#### What you have to do
Go through the entries one line at a time, and gather every line that has the word "with".

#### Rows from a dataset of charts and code
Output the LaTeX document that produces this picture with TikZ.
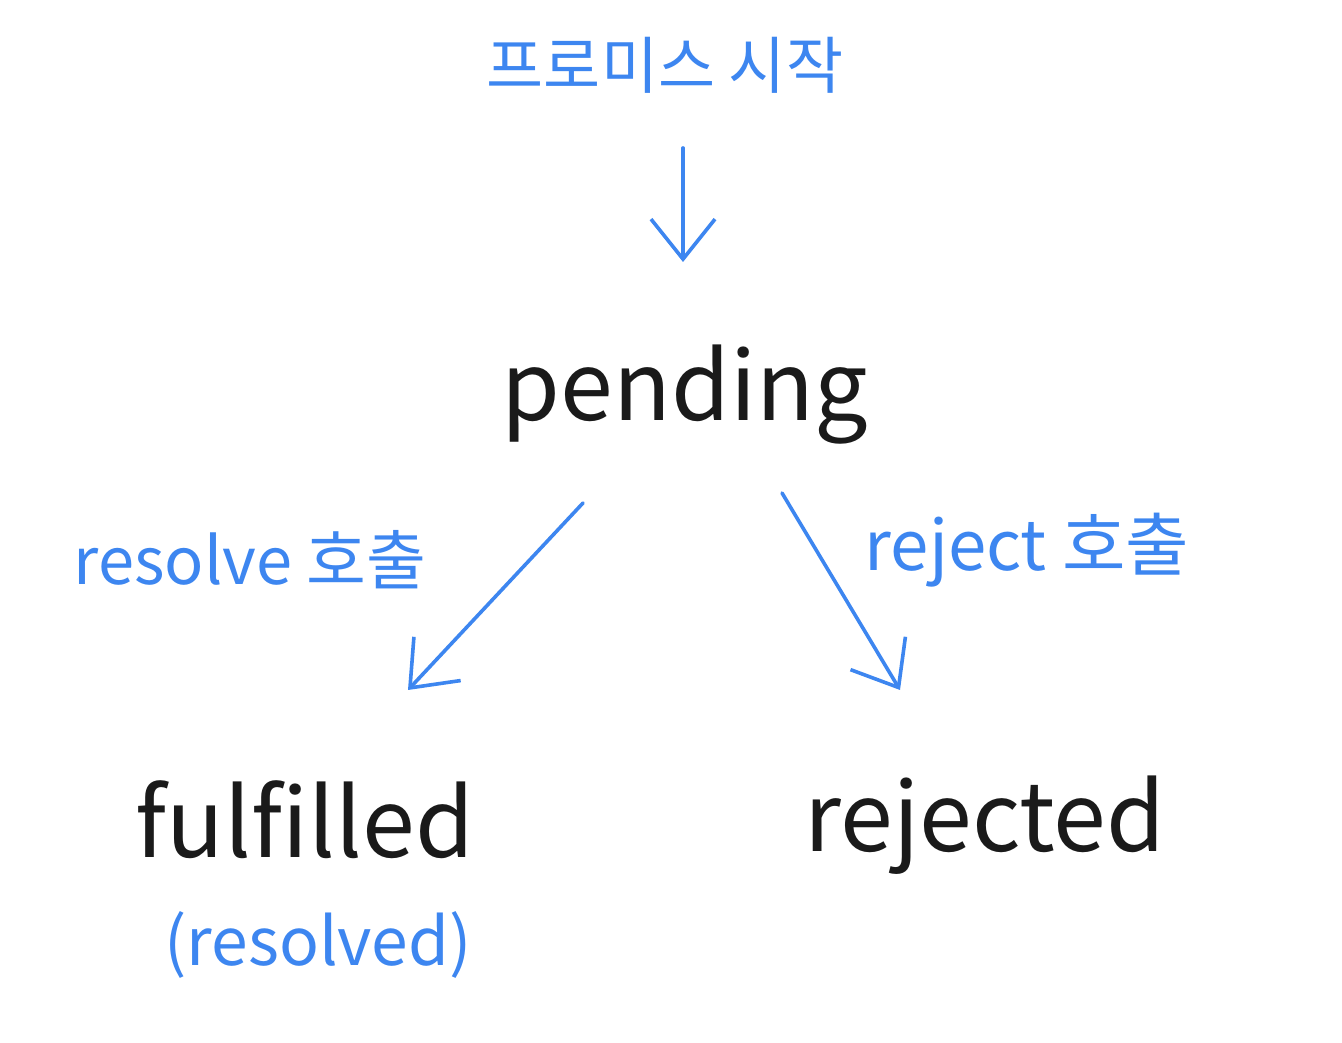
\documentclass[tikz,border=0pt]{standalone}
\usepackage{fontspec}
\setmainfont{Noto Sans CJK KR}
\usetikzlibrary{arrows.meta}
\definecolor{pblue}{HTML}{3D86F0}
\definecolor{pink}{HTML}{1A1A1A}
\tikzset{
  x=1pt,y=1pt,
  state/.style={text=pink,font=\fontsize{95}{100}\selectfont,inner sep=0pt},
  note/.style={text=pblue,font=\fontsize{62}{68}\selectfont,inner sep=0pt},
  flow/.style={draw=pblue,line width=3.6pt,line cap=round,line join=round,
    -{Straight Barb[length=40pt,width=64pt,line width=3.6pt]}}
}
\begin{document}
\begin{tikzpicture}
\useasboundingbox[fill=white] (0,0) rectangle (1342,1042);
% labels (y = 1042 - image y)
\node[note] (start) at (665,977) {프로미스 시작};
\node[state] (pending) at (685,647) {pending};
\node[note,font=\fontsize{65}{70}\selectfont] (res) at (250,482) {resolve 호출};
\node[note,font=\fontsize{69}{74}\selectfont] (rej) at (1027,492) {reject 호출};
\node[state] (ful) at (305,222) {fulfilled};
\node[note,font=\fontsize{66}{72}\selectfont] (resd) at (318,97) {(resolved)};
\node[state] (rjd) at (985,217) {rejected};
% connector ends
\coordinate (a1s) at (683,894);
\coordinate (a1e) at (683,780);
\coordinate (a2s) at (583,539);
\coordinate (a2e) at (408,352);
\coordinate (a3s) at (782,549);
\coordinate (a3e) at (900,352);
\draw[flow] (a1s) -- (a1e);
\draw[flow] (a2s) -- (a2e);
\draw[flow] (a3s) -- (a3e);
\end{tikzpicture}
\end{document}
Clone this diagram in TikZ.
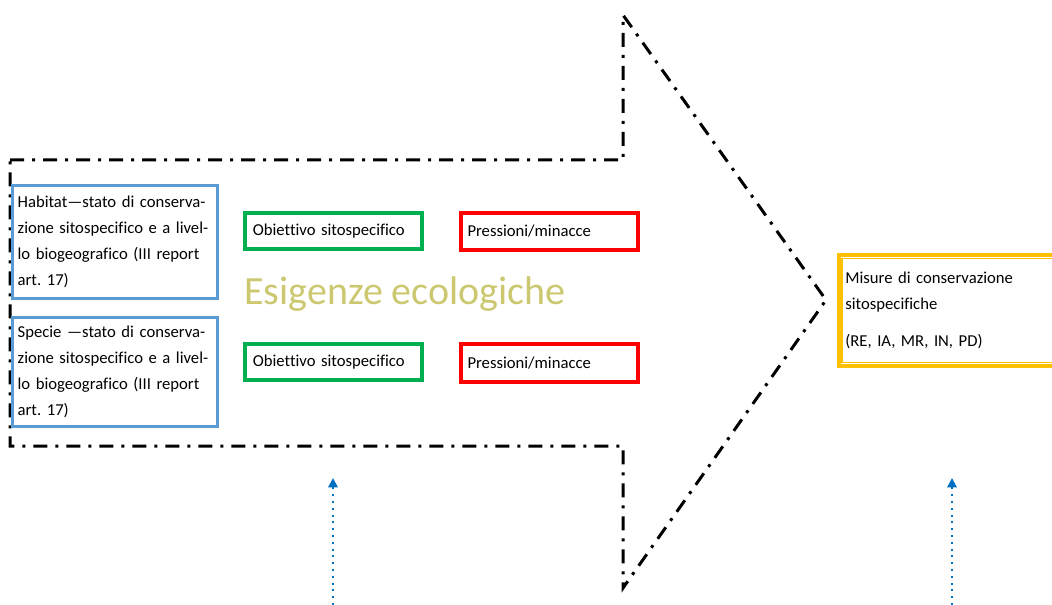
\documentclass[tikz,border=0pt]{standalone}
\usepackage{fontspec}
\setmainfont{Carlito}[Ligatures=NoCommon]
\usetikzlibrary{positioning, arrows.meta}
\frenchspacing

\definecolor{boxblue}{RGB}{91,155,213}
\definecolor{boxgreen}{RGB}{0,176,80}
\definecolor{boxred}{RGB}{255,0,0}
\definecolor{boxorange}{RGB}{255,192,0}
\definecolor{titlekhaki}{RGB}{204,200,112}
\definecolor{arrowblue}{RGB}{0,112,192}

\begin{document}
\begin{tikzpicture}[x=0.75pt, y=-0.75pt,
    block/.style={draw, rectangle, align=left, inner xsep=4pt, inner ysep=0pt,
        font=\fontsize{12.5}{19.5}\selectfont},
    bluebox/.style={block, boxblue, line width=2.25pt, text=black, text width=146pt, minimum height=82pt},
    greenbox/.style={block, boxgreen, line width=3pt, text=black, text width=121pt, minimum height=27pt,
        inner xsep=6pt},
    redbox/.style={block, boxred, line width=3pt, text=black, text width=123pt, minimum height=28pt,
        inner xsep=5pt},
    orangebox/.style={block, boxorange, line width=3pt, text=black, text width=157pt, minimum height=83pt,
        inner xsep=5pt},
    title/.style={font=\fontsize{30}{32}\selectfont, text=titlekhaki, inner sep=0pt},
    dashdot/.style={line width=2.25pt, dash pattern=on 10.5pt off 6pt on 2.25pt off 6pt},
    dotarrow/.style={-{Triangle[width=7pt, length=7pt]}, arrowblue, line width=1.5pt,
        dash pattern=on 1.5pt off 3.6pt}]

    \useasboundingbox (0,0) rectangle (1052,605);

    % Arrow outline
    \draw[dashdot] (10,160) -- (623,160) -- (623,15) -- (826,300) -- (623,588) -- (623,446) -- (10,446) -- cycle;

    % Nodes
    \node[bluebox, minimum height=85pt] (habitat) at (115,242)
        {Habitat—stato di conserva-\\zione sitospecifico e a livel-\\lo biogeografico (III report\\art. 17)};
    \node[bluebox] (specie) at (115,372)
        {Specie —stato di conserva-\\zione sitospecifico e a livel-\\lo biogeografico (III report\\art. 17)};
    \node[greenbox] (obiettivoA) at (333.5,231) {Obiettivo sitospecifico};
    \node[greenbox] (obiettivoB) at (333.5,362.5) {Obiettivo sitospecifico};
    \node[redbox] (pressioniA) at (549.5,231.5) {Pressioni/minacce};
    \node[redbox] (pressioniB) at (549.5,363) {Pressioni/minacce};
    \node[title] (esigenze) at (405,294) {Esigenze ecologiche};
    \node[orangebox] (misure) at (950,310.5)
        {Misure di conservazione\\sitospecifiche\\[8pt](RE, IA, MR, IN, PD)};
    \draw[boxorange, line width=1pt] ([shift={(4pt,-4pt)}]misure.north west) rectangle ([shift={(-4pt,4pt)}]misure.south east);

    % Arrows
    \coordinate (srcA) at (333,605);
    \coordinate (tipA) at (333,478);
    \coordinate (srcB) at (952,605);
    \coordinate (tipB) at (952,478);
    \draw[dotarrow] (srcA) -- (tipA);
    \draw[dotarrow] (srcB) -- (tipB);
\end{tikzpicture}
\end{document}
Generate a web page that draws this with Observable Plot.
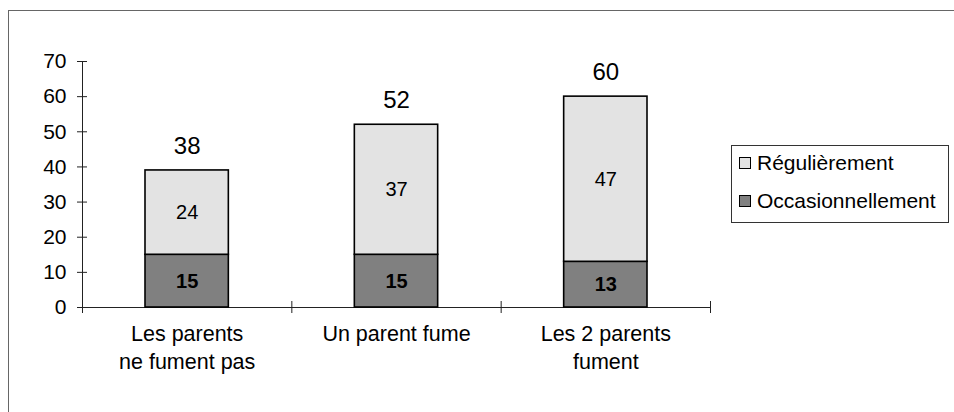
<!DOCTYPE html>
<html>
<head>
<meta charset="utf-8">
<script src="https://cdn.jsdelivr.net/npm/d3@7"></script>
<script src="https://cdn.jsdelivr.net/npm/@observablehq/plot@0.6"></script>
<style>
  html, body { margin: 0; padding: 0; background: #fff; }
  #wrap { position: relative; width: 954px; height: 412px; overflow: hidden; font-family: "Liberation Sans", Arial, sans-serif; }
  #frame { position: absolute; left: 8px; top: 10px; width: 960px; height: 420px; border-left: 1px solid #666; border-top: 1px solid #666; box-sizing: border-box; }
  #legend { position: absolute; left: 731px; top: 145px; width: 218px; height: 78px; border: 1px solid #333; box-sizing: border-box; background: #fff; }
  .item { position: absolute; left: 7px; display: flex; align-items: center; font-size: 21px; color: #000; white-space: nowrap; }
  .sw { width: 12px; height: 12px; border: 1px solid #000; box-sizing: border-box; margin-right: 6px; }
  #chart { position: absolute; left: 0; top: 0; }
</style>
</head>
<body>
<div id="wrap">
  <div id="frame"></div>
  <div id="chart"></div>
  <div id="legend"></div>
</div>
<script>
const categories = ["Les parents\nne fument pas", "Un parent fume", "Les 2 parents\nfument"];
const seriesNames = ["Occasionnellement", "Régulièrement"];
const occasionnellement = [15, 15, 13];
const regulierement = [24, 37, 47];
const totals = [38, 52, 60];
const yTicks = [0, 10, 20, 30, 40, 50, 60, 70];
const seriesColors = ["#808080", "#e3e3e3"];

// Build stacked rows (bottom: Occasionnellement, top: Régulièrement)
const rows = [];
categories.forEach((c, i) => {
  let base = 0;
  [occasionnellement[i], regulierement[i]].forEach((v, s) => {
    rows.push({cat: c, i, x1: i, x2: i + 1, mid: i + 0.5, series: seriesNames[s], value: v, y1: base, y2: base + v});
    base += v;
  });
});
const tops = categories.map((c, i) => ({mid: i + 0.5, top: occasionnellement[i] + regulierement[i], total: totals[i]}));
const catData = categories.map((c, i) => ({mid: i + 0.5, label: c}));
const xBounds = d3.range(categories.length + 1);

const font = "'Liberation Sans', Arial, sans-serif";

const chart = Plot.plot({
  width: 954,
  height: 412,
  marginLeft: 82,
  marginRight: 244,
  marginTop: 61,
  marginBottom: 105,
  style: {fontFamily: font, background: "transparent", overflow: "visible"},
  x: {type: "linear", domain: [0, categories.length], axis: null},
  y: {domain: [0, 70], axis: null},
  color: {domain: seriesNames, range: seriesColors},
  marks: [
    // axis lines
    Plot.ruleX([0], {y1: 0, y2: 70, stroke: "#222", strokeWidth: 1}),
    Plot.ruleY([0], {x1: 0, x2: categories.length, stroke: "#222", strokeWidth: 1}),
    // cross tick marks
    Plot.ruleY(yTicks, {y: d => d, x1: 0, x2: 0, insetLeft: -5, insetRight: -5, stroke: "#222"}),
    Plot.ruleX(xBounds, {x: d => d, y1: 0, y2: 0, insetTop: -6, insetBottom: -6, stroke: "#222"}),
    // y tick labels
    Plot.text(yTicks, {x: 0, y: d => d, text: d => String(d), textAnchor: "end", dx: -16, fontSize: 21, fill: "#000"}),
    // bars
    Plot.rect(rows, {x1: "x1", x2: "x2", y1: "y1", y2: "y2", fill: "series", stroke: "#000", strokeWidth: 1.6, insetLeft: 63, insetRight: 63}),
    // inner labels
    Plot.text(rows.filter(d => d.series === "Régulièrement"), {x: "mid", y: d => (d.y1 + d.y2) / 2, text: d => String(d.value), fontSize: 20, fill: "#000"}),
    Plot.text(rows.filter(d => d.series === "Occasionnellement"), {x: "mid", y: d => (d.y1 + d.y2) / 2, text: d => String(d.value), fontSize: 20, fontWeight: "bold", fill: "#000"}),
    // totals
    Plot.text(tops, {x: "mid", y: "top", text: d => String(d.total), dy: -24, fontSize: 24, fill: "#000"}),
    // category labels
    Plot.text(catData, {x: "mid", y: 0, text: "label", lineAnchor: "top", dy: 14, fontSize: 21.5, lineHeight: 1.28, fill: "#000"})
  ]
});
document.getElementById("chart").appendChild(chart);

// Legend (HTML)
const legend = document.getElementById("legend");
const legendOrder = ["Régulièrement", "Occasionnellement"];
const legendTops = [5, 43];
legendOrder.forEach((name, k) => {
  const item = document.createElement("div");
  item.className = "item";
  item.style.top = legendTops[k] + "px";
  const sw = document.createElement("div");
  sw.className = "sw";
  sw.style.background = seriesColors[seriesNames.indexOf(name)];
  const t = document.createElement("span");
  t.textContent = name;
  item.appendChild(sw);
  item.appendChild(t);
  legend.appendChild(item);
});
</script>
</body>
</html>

#### Result of this task
Output the LaTeX document that produces this picture with TikZ.
Generate a web page that draws this with Observable Plot.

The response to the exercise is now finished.